Since Japan’s new prime minister Shinzo Abe took up his post last December with a promise to revive the nation’s stalled economy by aggressively printing new money, the yen has crashed. This has been great news for exporters, as it makes their products cheaper abroad.
Now Sony, which produces Playstation consoles (note to millennials: these were really bisg in the 1990s) and loss-making televisions, has reported much better quarterly earnings (pdf) than usual on the back of the weak yen. In October-December last year, Sony only managed to hemorrhage ¥10.7 billion ($114 million), compared with ¥158 billion in the corresponding period in 2011. Electronics maker Panasonic and auto firm Toyota have also benefited from the weak currency.
Sony’s share price has almost doubled since early December last year. And it is not alone. Japan’s TOPIX index of leading firms (yellow line) has risen substantially since the yen (blue line) began to weaken, hinting Abenomics, as the prime minister’s economics policies have been nicknamed, has spurred traders to buy Japanese equities almost indiscriminately.

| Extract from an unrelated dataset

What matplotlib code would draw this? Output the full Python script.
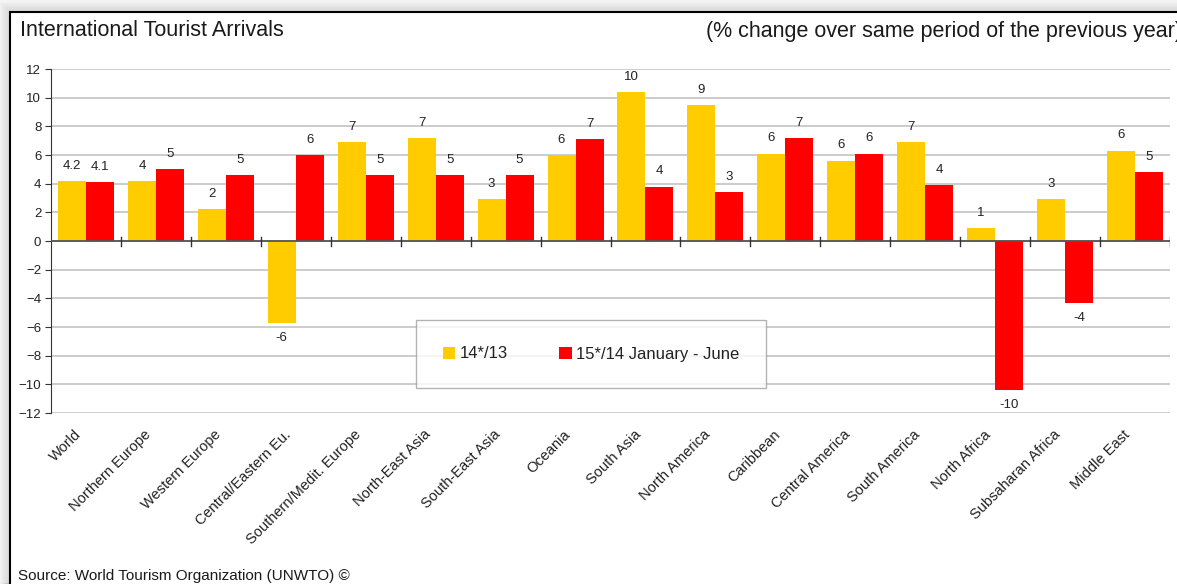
import numpy as np
import matplotlib.pyplot as plt
import matplotlib.transforms as mtrans
from matplotlib.patches import Rectangle

plt.rcParams['font.family'] = ['Liberation Sans', 'DejaVu Sans']

regions = ['World', 'Northern Europe', 'Western Europe', 'Central/Eastern Eu.',
           'Southern/Medit. Europe', 'North-East Asia', 'South-East Asia', 'Oceania',
           'South Asia', 'North America', 'Caribbean', 'Central America',
           'South America', 'North Africa', 'Subsaharan Africa', 'Middle East']
y14 = [4.2, 4.2, 2.2, -5.7, 6.9, 7.2, 2.9, 6.0, 10.4, 9.5, 6.1, 5.6, 6.9, 0.9, 2.9, 6.3]
y15 = [4.1, 5.0, 4.6, 6.0, 4.6, 4.6, 4.6, 7.1, 3.8, 3.4, 7.2, 6.1, 3.9, -10.4, -4.3, 4.8]
lab14 = ['4.2', '4', '2', '-6', '7', '7', '3', '6', '10', '9', '6', '6', '7', '1', '3', '6']
lab15 = ['4.1', '5', '5', '6', '5', '5', '5', '7', '4', '3', '7', '6', '4', '-10', '-4', '5']
series = ['14*/13', '15*/14 January - June']

fig = plt.figure(figsize=(11.77, 5.84), dpi=100)
W, H = 1177, 584

# frame with soft shadow
for i in range(9):
    a = 0.05 + 0.03 * i
    fig.patches.append(Rectangle(((1 + i) / W, 0), 1, 1 - (3 + i) / H,
                                 transform=fig.transFigure, facecolor='none',
                                 edgecolor='#808080', alpha=a * 0.5, lw=1.2, zorder=-2))
fig.patches.append(Rectangle((10 / W, -0.1), 1.2, 1.1 - 12 / H,
                             transform=fig.transFigure, facecolor='white',
                             edgecolor='black', lw=1.5, zorder=-1))

ax = fig.add_axes([51 / W, 1 - 413 / H, (1170 - 51) / W, 344 / H])
ax.set_zorder(1)
ax.set_facecolor('none')
x = np.arange(len(regions))
w = 0.4
ax.bar(x - w / 2, y14, w, color='#FFCC00', label=series[0], zorder=2)
ax.bar(x + w / 2, y15, w, color='#FF0000', label=series[1], zorder=2)

for xs, vals, labs in [(x - w / 2, y14, lab14), (x + w / 2, y15, lab15)]:
    for xi, v, t in zip(xs, vals, labs):
        off = 11 if v >= 0 else -11
        ax.annotate(t, (xi, v), xytext=(0, off), textcoords='offset points',
                    ha='center', va='center', fontsize=9.5, color='#222222')

ax.set_xlim(-0.5, len(regions) - 0.5)
ax.set_ylim(-12, 12)
ax.set_yticks(np.arange(-12, 13, 2))
ax.yaxis.grid(True, color='#c4c4c4', lw=1.2, zorder=0)
ax.set_axisbelow(True)
for s in ['top', 'right', 'bottom']:
    ax.spines[s].set_visible(False)
ax.spines['left'].set_color('#333333')
ax.axhline(0, color='#555555', lw=1.3, zorder=3)
ax.tick_params(axis='y', length=4, color='#333333', labelsize=9.5, labelcolor='#222222', pad=3)

ax.set_xticks(x)
ax.set_xticklabels(regions, rotation=45, ha='right', va='center', rotation_mode='anchor',
                   fontsize=10.5, color='#222222')
ax.tick_params(axis='x', length=0, pad=14)
shift = mtrans.ScaledTranslation(-0.07, 0, fig.dpi_scale_trans)
for lbl in ax.get_xticklabels():
    lbl.set_transform(lbl.get_transform() + shift)
# category separator ticks on zero line
for b in np.arange(0.5, len(regions), 1.0):
    ax.plot([b, b], [-0.35, 0.3], color='#333333', lw=1, zorder=4)

leg = ax.legend(loc='center', bbox_to_anchor=((414 + 768) / 2 / W, 1 - 354 / H),
                bbox_transform=fig.transFigure, ncol=2, fontsize=12,
                frameon=True, fancybox=False, edgecolor='#a0a0a0',
                handlelength=0.75, handleheight=0.75, handletextpad=0.25,
                columnspacing=3.1, borderpad=1.6, borderaxespad=0)
leg.get_frame().set_linewidth(1)
for t in leg.get_texts():
    t.set_color('#222222')

fig.text(20 / W, 1 - 31 / H, 'International Tourist Arrivals', fontsize=15.5,
         va='center', ha='left', color='#1a1a1a')
fig.text(1182 / W, 1 - 31 / H, '(% change over same period of the previous year)',
         fontsize=15.5, va='center', ha='right', color='#1a1a1a')
fig.text(18 / W, 1 - 576 / H, 'Source: World Tourism Organization (UNWTO) \u00a9',
         fontsize=11, va='center', ha='left', color='#1a1a1a')

fig.savefig('out.png', dpi=100, facecolor='#f4f4f4')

Yen falls, stocks rise. Factset
But there is no guarantee the yen will continue falling. Capital Economics, a London consultancy, pointed out in a February 6 note that recent yen weakness is not only down to Abenomics but also to “reduction in safe haven demand.” What they mean is that, back in 2011 and for much of last year, traders who were nervous about European economies switched out of euros and into yen. Nowadays, tentative signs of recovery in Europe are boosting the euro . But the euro zone is still contracting, so that optimism could drain away, pumping up the yen once again.
Meanwhile, Abe’s government may come under pressure from the country’s large importers not to encourage any further currency weakness. Tokyo Electric Power Co.—better known as Tepco—is really struggling with the currency decline, and it is unlikely to be the only large Japanese employer in the energy or commodities field to be feeling pain.
And as the Wall Street Journal points out here, many Japanese exporters have problems that a weak currency cannot solve. The WSJ writes:
Take Japanese consumer electronics giants like Sony, Panasonic and Sharp, whose share prices have all about doubled since November’s lows.The weaker yen has helped these companies, but none of them has a must-have product to compare with those of Samsung or Apple, or flat-panel televisions that are cheap enough to compete with producers from China.
The weak currency could also prompt bloated Japanese conglomerates, which have been reluctant to cut jobs, to continue to defer painful but necessary restructuring programs far into the future.